Le feu comme lanterne d’accueil qui guide l’âme à destination du domicile, le lieu d’avant. Plusieurs pourraient être sollicitées mais c’est la plus proche qui est singularisée, la plus proche dans l’arbre familial qui est ainsi l’objet d’attentions dont l’exécution nonchalante cache à peine une tension de toutes ces petites choses, ces intentions qui consistent en définitive à la réintégrer dans le quotidien d’ici et maintenant avec familiarité, la seule communion qui compte étant le repas ensemble. L’áme est mobile mais sans voix. Sur le perron où brûlent les tiges balises lumineuses, impossible de ne pas penser que cet exercice privé, dans le sens du privé du giron familial, a lieu plus ou moins au même moment et à l’identique, mais sans visibilité aucune, dans quantités d’autres girons. Communauté des rites mais chacun dans son coin, comme l’arbre de Noël. Pas de réunion sous un toit que l’on pourrait nommer église, ou au bord d’un lac ici absent. Comme toujours, ce chacun pour soi dans son coin faisant la même chose dans un entre-soi étroit me laisse songeur sur les sens du communautaire.

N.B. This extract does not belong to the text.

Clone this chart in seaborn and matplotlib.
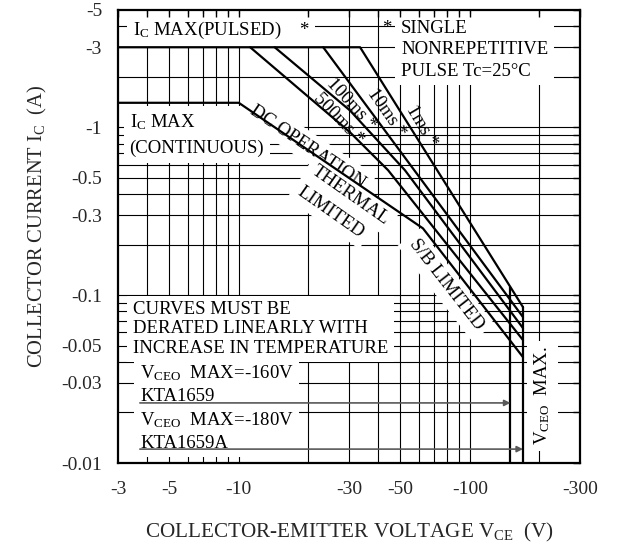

Mais ce qui me râvit par contre, c’est la primauté du quotidien autour de ces rites, la centralité du repas où il s’agit d’être particulièrement attentionné aux préférences de l’âme visiteuse quand elle était terrestre. La préparation de ce repas débute même la veille quand on me demande de rapporter des gyozas d’une fameuse échoppe à Ueno qui était un lieu favori de l’âme visiteuse avant de ne plus devenir qu’une âme. Il s’agit donc bien de (re)conjuguer le passé au présent.
Des adaptations comme bricolage ne sont pas rares. A défaut de shochu absent, on verse un petit verre de Soave tout en sachant, et en l’énonçant, qu’il n’était pas buveur de vin. On trinque ensemble à l’apéritif avec son verre qui va rejoindre divers mets sur l’autel qui reviendront plus tard sur la table nourrir les vivants. L’âme partage le repas mais ne s’assoit pas à table. La séparation des mondes est préservée. L’autel est le parloir silencieux.
Au supermarché, un coin d’espace pas négligeable est consacré aux divers artifacts du rite, objets nombreux et sans explications apparentes comme ils vont de soi. Un autre petit boisseau de matière végétale à l’identique très inflammable sera brûlé dans quelques jours pour signifier à l’âme voyageuse qu’il est temps de s’en retourner. Chacun à sa place, affaires rangées.
C’est l’histoire d’une âme voyageuse qui décide de passer un an à domicile, et qui se met à parler.
Personne n'a de voix mise en rapport aux autres. L'âme est muette comme le sont les vivants. Le dialogue est en pensées, silencieux, lors de la pratique d'une prière. Changer de points de vues, ou développer le point de vue de chacun des personnages, jusqu'à celui de la caissière au supermarché, de l'âme voyageuse qui en aurait des choses à raconter.